Since the Hub’s opening in October, Commonpoint has also welcomed clients back into the building for intakes, individual sessions, and food pantry orders/pick-ups, with use of their food pantry increasing by 300% over the previous year. Vocational training and education classes have been offered virtually.
Commonpoint has been offering virtual mental health workshops to discuss tools for anxiety management, self-care, and life after COVID. The organization knew that in order to keep individuals hopeful, motivated and mentally engaged, they needed to offer an outlet where participants could voice their concerns, share best practices, and stay connected to a community with which they had familiarity.

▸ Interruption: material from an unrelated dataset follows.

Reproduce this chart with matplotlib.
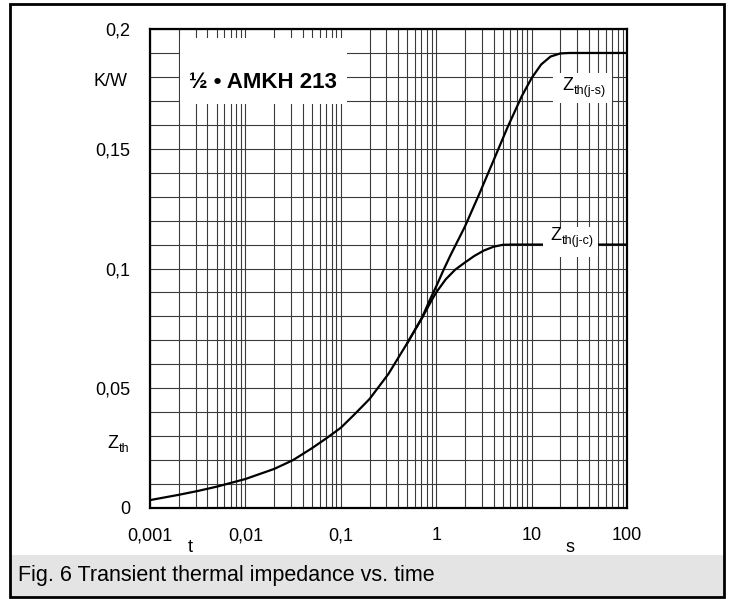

Funding from UJA-Federation of NY allowed Commonpoint to provide cash assistance to families and individuals who were financially affected by the pandemic. Commonpoint distributed $405,000 in cash assistance from March to July, and Hub staff has also been able to provide remote screening and enrollment in HRA cash assistance, SNAP, and rental assistance programs.
Lessons Learned During the Pandemic
Commonpoint noted that a major lesson learned this year is how essential technology is to the American workforce and thus, the agency’s employment programs. Without a laptop, wif-fi, and computer skills, individuals across generations were limited in their ability to participate in their job search and programming.
“More than ever, we saw a need for ongoing professional development in computer skills and virtual learning programs. Changing technologies and new ways of working will continue to disrupt jobs and force employees to build new skills,” said Brynn McCormick, Assistant Vice President for Adult Workforce at Commonpoint Queens. “It is urgent for workers across industries to figure out how they can adapt to rapidly changing conditions and how leaders can re-skill and upskill their workforce to deliver new business models in the post-pandemic era. To meet this challenge, employees will need to focus on improving their digital and cognitive capabilities, their social and emotional skills, and their adaptability and resilience.”